Evidence-based medicine is a medical movement based upon the application of the scientific method to the whole body of medical practice, including long-established existing medical traditions that may never have been subjected to systematic scrutiny. According to the Centre for Evidence-Based Medicine, "Evidence-based medicine is the conscientious, explicit and judicious use of current best evidence in making decisions about the care of individual patients."

Table of contents
1 Overview
2 History
3 Criticism of evidence-based medicine
4 See also
5 External links

Overview

Using techniques from science, engineering and statistics, such as meta-reviews of the existing literature, risk-benefit analysis and randomized controlled trials, it aims for the ideal that all doctors should make "conscientious, explicit, and judicious use of current best evidence" in making decisions about the care of individual patients.

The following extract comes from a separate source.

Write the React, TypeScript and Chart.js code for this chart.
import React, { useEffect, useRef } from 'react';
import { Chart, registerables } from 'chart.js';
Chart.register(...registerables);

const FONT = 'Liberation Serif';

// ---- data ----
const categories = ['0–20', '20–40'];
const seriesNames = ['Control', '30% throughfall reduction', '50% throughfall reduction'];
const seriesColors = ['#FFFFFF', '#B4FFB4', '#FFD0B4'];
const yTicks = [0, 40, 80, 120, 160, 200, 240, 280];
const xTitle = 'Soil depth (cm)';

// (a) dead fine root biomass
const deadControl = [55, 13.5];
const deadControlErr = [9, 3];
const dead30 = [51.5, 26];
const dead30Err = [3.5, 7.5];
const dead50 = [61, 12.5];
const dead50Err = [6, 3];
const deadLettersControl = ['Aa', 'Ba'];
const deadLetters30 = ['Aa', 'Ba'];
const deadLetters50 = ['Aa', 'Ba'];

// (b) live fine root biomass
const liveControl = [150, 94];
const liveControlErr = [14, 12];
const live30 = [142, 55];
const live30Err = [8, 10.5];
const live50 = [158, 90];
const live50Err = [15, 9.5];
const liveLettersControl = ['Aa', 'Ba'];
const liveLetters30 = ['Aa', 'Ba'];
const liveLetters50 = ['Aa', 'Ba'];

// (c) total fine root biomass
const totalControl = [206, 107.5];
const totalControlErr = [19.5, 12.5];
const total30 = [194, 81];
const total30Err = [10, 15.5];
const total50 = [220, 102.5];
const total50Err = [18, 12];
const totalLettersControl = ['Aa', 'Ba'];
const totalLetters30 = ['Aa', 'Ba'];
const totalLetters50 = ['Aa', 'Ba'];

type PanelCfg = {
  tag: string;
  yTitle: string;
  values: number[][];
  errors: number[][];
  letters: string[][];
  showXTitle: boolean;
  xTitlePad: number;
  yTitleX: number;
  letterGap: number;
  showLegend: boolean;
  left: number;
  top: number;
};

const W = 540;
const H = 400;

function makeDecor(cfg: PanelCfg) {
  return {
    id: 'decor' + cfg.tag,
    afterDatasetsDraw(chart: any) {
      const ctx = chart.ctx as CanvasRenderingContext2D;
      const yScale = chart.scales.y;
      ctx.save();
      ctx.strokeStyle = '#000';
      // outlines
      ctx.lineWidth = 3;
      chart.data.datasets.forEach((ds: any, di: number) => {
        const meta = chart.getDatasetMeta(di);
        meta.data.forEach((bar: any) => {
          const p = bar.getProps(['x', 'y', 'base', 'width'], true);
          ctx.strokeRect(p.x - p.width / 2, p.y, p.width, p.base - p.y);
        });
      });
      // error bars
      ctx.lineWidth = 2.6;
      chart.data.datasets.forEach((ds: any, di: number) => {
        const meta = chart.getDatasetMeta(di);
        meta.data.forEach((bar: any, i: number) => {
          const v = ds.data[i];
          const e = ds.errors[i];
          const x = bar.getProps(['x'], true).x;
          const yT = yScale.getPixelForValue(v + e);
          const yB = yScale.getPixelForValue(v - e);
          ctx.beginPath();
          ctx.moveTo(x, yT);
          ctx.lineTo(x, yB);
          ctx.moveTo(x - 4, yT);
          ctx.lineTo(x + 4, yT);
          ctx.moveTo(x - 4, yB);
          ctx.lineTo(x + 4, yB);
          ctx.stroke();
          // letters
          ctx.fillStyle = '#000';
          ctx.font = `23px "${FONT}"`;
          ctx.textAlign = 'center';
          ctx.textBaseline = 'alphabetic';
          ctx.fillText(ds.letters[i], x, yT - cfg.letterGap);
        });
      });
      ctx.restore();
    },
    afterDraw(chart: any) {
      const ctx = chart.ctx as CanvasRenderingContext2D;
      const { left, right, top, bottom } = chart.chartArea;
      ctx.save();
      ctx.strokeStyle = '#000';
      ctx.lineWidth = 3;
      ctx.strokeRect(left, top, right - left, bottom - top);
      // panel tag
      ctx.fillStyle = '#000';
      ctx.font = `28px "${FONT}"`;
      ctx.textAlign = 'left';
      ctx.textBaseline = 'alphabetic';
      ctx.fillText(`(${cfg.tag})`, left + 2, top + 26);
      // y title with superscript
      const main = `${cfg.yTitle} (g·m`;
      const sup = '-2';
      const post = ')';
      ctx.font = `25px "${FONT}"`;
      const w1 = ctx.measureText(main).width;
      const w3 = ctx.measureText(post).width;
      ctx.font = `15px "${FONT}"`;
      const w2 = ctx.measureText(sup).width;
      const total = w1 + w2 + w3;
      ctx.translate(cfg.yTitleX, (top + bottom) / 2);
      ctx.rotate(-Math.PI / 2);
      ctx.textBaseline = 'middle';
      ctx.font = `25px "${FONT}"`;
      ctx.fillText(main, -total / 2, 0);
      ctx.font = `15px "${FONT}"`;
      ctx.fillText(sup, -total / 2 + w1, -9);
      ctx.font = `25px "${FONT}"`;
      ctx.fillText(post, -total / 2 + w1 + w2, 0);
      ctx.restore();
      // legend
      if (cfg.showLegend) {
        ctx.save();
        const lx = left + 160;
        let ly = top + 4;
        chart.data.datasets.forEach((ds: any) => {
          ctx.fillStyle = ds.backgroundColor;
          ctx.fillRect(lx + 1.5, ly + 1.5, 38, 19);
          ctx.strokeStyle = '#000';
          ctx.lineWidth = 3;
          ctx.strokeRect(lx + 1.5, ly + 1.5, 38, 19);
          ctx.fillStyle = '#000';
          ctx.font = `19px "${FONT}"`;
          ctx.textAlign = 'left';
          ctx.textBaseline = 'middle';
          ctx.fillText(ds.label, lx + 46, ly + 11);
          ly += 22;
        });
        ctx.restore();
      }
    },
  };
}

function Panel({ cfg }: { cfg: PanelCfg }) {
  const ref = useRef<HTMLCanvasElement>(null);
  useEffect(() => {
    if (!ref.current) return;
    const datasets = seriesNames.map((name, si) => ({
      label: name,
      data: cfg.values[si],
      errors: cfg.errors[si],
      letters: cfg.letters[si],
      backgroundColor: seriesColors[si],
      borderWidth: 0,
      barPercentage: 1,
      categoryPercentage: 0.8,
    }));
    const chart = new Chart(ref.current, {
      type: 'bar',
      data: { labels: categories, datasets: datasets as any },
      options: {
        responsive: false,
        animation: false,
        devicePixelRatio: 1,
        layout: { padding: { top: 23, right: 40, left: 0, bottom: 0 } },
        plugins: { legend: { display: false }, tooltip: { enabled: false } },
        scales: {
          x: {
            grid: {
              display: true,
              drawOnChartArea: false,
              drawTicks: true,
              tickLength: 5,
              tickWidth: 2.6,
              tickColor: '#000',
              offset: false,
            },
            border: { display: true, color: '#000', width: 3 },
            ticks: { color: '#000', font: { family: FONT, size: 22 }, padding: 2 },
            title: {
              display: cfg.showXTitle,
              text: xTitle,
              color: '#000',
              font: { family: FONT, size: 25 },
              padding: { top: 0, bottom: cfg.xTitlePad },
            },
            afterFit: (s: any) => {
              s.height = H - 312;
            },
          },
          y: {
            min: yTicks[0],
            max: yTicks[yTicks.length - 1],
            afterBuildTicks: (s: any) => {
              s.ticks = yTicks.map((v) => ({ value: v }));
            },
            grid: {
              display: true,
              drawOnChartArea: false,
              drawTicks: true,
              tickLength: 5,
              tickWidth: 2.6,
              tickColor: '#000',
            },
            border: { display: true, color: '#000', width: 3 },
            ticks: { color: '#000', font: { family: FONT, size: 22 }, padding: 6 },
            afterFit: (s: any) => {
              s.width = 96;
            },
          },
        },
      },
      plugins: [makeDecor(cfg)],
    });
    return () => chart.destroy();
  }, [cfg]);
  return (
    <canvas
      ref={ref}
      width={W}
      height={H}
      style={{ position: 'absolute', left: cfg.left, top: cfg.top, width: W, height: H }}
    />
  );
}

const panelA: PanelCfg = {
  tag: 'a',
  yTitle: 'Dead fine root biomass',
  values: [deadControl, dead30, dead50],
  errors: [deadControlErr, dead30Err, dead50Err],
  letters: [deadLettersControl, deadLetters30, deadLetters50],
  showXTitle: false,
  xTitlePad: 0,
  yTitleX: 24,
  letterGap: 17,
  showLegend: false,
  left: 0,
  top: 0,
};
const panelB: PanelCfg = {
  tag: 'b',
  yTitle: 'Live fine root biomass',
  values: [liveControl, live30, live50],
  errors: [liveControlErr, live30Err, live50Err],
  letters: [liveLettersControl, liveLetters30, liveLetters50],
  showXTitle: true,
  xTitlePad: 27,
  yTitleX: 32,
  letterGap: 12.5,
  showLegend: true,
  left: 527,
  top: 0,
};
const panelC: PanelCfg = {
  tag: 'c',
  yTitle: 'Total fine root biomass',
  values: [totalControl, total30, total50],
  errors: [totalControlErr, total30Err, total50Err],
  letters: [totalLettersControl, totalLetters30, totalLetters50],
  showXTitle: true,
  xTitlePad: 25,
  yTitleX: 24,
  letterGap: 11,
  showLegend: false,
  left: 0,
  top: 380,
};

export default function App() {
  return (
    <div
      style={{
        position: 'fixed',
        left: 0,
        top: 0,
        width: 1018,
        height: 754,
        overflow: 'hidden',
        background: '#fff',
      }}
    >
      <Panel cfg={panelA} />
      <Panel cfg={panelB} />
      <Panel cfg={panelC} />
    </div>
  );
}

Evidence-based medicine argues that it is impossible to use testimonials, hearsay and mystical arguments as proof because observer bias distorts recollection.

Practising evidence-based medicine implies not only clinical expertise, but expertise in retrieving, interpreting, and applying the results of scientific studies, and in communicating the risks and benefit of different courses of action to patients.

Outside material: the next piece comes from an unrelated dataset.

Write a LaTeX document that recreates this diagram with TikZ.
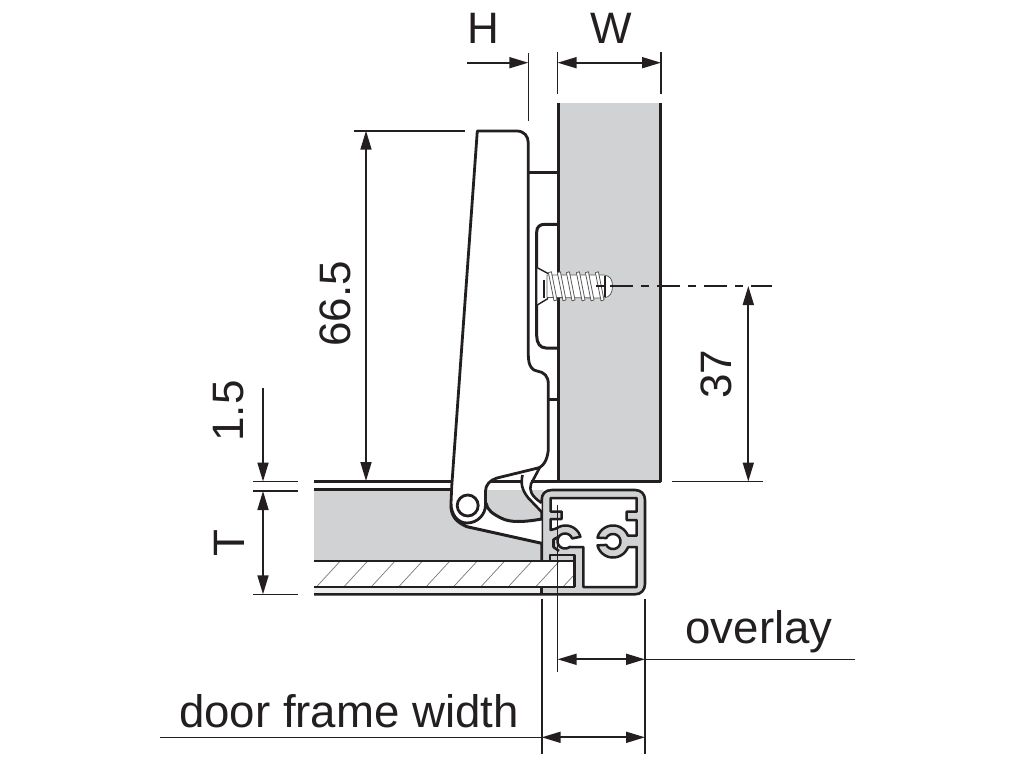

For all its problems, evidence-based medicine has very successfully demoted the ex cathedra statement of the "medical expert" to the least valid form of evidence — all experts must sprinkle their pronouncements with references to the relevant literature.

History

Professor Archie Cochrane was a British medical researcher whose book Effectiveness and Efficiency: Random Reflections on Health Services (1972) and subsequent advocacy caused increasing acceptance of the evidence-based medicine concept. Cochrane's work was honoured through the naming of centres of evidence-based medical research — Cochrane Centres — and an international organisation, the Cochrane Collaboration.

Criticism of evidence-based medicine

Critics of evidence-based medicine state that doctors were doing these things already, that good evidence is often deficient in many areas, that lack of evidence and lack of benefit are not the same, and that the more data are pooled and aggregated the more difficult it is to compare the patients in the studies with the patient in front of the doctor. ( "the knowledge gained from clinical research does not directly answer the primary clinical question of what is best for the patient at hand." (Tonelli MR: The limits of evidence-based medicine.)) Evidence-based medicine seems to them to discount the value of the case study.

The primary problem is that evidence-based medicine is most effective when testing the effectiveness of drugs and may not be appropriate for other forms of treatment, particularly those requiring the active participation of the patient. Some treatments take a more holistic approach, which may be difficult to fit into a testing model that assumes the patient is a passive object acted upon by the treatment.

Critics also raise conflict of interest. Journals such as the New England Journal of Medicine, The Lancet, JAMA, and the British Medical Journal have been unable to prevent papers ghostwritten by pharmaceutical companies from being published. These same pharmaceutical companies are a primary source of funding for medical and drug research. In some cases, doctors listed as authors on ghostwritten research papers did not review the raw data, only tables compiled by a medical writing company. (See also Flanagin A, Carey LA, Fontanarosa PB: Prevalence of articles with honorary authors and ghost authors in peer-reviewed medical journals; Larkin M: Whose article is it anyway?)

Some critics also claim that evidence-based medicine seems more concerned with the job security of researchers than with solving health problems.

Long before evidence-based medicine came along case-studies were an acceptable form of medical research. Case study methodology can be applied effectively to the study of men with chronic coronary heart disease, for example. ''"Case study methodology can be used as a creative alternative to traditional approaches to description, emphasizing the patient's perspective as being central to the process. Contemporary practitioners and researchers have come to appreciate the subjective richness of patients recounting their experience and the meanings implicit in them to help guide practice." ( Zucker, DM: Using Case Study Methodology in Nursing Research) The importance of the individual patient in the case study method runs counter to evidence-based medicine's emphasis on population evidence.